**SET PROBLEM**
Your job is to retype all of the data word for word, leaving every image out.

**DATASET SECTION**
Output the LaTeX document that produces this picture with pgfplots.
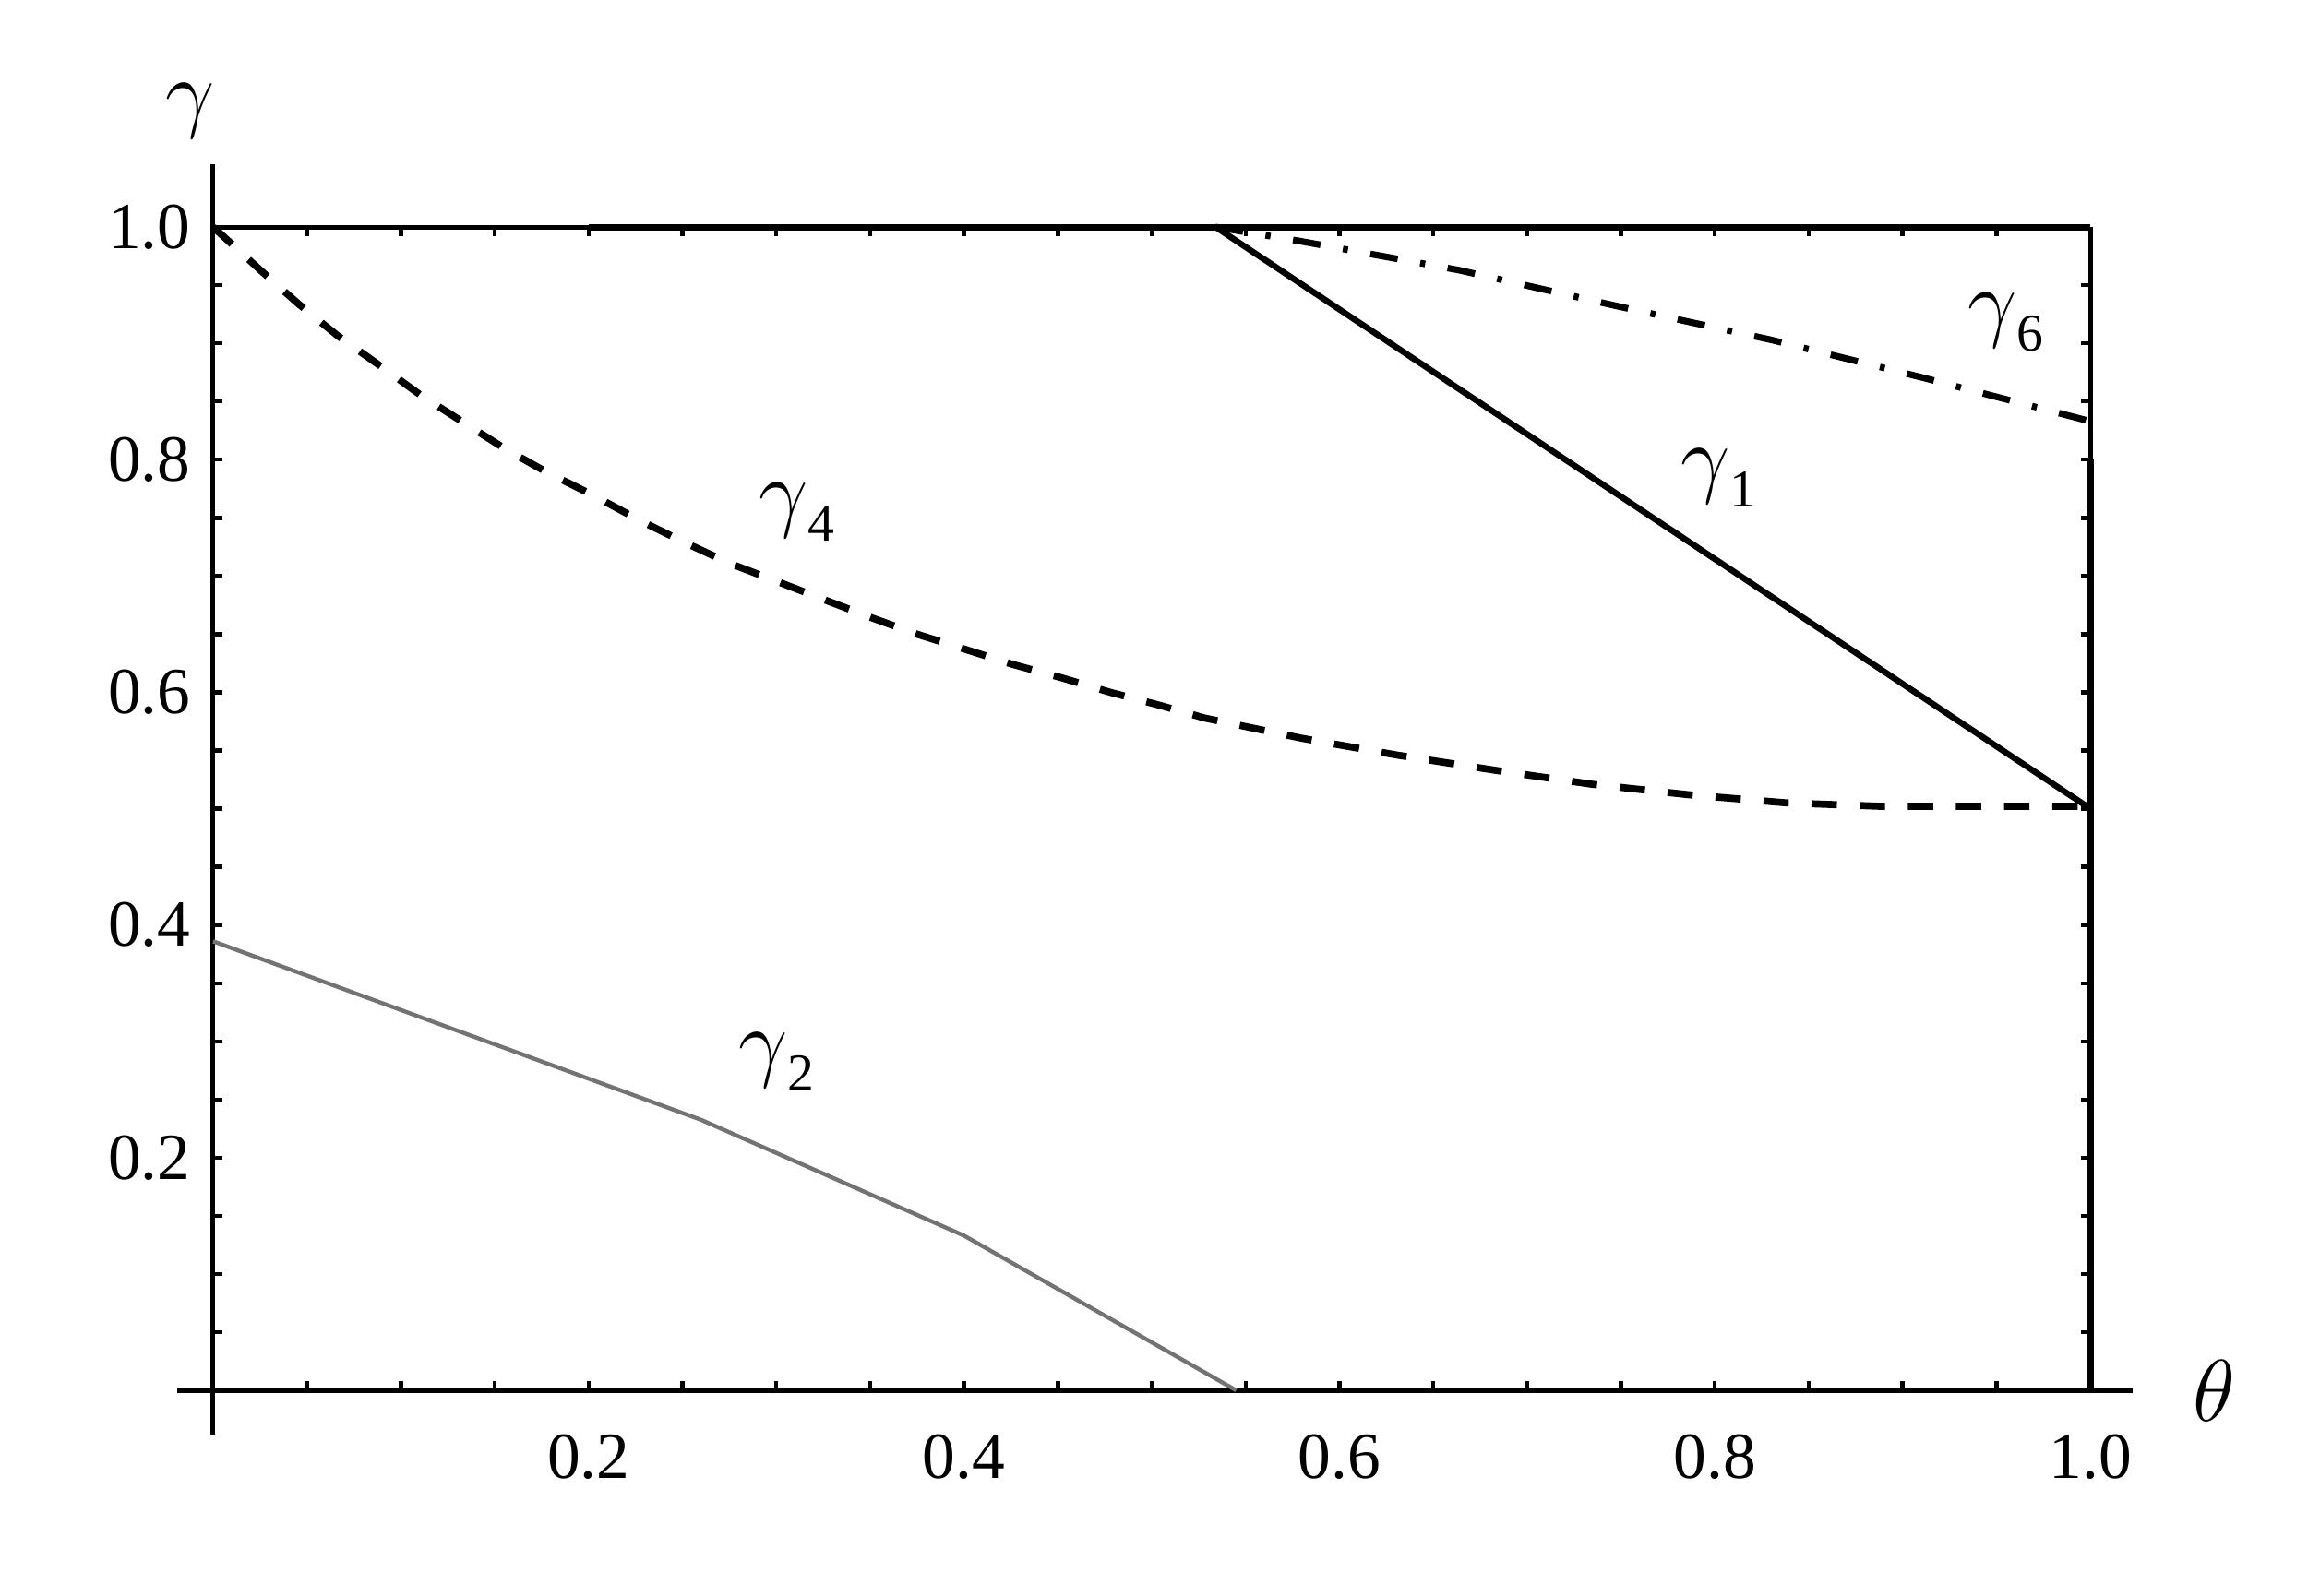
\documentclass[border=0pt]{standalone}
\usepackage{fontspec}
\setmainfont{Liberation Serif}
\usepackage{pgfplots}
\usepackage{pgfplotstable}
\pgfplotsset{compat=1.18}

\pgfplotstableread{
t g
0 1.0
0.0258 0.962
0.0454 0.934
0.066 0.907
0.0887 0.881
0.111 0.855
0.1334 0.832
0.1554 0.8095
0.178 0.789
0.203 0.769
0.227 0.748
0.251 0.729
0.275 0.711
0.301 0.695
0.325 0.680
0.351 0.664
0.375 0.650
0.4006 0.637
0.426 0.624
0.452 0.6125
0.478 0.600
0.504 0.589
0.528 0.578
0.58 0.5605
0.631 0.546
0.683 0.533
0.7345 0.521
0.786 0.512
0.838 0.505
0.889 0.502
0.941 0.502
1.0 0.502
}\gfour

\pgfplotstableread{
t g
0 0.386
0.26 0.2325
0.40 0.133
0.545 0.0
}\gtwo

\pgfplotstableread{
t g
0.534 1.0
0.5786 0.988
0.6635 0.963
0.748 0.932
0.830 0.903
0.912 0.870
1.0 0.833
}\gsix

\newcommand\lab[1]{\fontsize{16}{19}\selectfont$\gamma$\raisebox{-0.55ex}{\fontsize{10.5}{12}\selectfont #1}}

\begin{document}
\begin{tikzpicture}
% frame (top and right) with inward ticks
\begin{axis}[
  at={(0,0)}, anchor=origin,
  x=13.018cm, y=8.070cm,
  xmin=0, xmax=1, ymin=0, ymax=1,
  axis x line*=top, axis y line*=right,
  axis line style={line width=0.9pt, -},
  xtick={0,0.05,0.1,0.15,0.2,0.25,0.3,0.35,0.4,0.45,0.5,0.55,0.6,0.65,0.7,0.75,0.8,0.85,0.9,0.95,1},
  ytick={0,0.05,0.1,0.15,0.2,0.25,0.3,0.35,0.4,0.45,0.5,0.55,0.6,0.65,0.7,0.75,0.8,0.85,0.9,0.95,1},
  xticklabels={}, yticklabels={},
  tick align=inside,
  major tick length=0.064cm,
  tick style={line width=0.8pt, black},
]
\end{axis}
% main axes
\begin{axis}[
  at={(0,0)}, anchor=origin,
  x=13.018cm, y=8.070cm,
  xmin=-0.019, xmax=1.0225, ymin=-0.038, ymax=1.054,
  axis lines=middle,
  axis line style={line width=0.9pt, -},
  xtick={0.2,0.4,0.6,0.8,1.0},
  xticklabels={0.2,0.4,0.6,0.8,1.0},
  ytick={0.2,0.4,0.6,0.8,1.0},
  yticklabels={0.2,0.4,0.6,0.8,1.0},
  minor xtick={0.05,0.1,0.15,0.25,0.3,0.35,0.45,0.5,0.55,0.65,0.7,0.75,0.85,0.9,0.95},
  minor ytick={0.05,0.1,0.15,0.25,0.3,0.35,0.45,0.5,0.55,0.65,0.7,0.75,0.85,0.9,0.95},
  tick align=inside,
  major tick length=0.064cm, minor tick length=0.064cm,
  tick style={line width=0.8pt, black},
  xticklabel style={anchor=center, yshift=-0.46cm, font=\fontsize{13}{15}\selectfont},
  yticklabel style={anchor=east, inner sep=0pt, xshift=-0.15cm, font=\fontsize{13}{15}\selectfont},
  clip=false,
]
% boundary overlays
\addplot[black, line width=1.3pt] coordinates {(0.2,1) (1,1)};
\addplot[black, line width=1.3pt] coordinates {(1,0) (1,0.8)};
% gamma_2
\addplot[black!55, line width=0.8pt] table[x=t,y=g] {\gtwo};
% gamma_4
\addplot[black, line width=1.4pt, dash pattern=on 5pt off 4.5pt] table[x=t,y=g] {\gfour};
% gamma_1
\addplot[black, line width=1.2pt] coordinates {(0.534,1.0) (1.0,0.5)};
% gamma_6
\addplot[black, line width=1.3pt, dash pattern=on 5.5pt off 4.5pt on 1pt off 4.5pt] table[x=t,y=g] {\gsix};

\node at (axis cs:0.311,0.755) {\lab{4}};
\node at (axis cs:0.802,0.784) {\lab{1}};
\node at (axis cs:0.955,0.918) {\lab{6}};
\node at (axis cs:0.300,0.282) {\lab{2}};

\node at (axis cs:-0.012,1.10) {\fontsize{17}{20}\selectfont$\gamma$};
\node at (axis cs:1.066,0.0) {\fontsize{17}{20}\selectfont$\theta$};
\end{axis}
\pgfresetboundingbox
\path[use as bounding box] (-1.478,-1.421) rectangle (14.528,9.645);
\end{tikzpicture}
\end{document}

**CORRECT RESPONSE**
Output the LaTeX document that produces this picture with pgfplots.
\documentclass[border=0pt]{standalone}
\usepackage{fontspec}
\setmainfont{Liberation Serif}
\usepackage{pgfplots}
\usepackage{pgfplotstable}
\pgfplotsset{compat=1.18}

\pgfplotstableread{
t g
0 1.0
0.0258 0.962
0.0454 0.934
0.066 0.907
0.0887 0.881
0.111 0.855
0.1334 0.832
0.1554 0.8095
0.178 0.789
0.203 0.769
0.227 0.748
0.251 0.729
0.275 0.711
0.301 0.695
0.325 0.680
0.351 0.664
0.375 0.650
0.4006 0.637
0.426 0.624
0.452 0.6125
0.478 0.600
0.504 0.589
0.528 0.578
0.58 0.5605
0.631 0.546
0.683 0.533
0.7345 0.521
0.786 0.512
0.838 0.505
0.889 0.502
0.941 0.502
1.0 0.502
}\gfour

\pgfplotstableread{
t g
0 0.386
0.26 0.2325
0.40 0.133
0.545 0.0
}\gtwo

\pgfplotstableread{
t g
0.534 1.0
0.5786 0.988
0.6635 0.963
0.748 0.932
0.830 0.903
0.912 0.870
1.0 0.833
}\gsix

\newcommand\lab[1]{\fontsize{16}{19}\selectfont$\gamma$\raisebox{-0.55ex}{\fontsize{10.5}{12}\selectfont #1}}

\begin{document}
\begin{tikzpicture}
% frame (top and right) with inward ticks
\begin{axis}[
  at={(0,0)}, anchor=origin,
  x=13.018cm, y=8.070cm,
  xmin=0, xmax=1, ymin=0, ymax=1,
  axis x line*=top, axis y line*=right,
  axis line style={line width=0.9pt, -},
  xtick={0,0.05,0.1,0.15,0.2,0.25,0.3,0.35,0.4,0.45,0.5,0.55,0.6,0.65,0.7,0.75,0.8,0.85,0.9,0.95,1},
  ytick={0,0.05,0.1,0.15,0.2,0.25,0.3,0.35,0.4,0.45,0.5,0.55,0.6,0.65,0.7,0.75,0.8,0.85,0.9,0.95,1},
  xticklabels={}, yticklabels={},
  tick align=inside,
  major tick length=0.064cm,
  tick style={line width=0.8pt, black},
]
\end{axis}
% main axes
\begin{axis}[
  at={(0,0)}, anchor=origin,
  x=13.018cm, y=8.070cm,
  xmin=-0.019, xmax=1.0225, ymin=-0.038, ymax=1.054,
  axis lines=middle,
  axis line style={line width=0.9pt, -},
  xtick={0.2,0.4,0.6,0.8,1.0},
  xticklabels={0.2,0.4,0.6,0.8,1.0},
  ytick={0.2,0.4,0.6,0.8,1.0},
  yticklabels={0.2,0.4,0.6,0.8,1.0},
  minor xtick={0.05,0.1,0.15,0.25,0.3,0.35,0.45,0.5,0.55,0.65,0.7,0.75,0.85,0.9,0.95},
  minor ytick={0.05,0.1,0.15,0.25,0.3,0.35,0.45,0.5,0.55,0.65,0.7,0.75,0.85,0.9,0.95},
  tick align=inside,
  major tick length=0.064cm, minor tick length=0.064cm,
  tick style={line width=0.8pt, black},
  xticklabel style={anchor=center, yshift=-0.46cm, font=\fontsize{13}{15}\selectfont},
  yticklabel style={anchor=east, inner sep=0pt, xshift=-0.15cm, font=\fontsize{13}{15}\selectfont},
  clip=false,
]
% boundary overlays
\addplot[black, line width=1.3pt] coordinates {(0.2,1) (1,1)};
\addplot[black, line width=1.3pt] coordinates {(1,0) (1,0.8)};
% gamma_2
\addplot[black!55, line width=0.8pt] table[x=t,y=g] {\gtwo};
% gamma_4
\addplot[black, line width=1.4pt, dash pattern=on 5pt off 4.5pt] table[x=t,y=g] {\gfour};
% gamma_1
\addplot[black, line width=1.2pt] coordinates {(0.534,1.0) (1.0,0.5)};
% gamma_6
\addplot[black, line width=1.3pt, dash pattern=on 5.5pt off 4.5pt on 1pt off 4.5pt] table[x=t,y=g] {\gsix};

\node at (axis cs:0.311,0.755) {\lab{4}};
\node at (axis cs:0.802,0.784) {\lab{1}};
\node at (axis cs:0.955,0.918) {\lab{6}};
\node at (axis cs:0.300,0.282) {\lab{2}};

\node at (axis cs:-0.012,1.10) {\fontsize{17}{20}\selectfont$\gamma$};
\node at (axis cs:1.066,0.0) {\fontsize{17}{20}\selectfont$\theta$};
\end{axis}
\pgfresetboundingbox
\path[use as bounding box] (-1.478,-1.421) rectangle (14.528,9.645);
\end{tikzpicture}
\end{document}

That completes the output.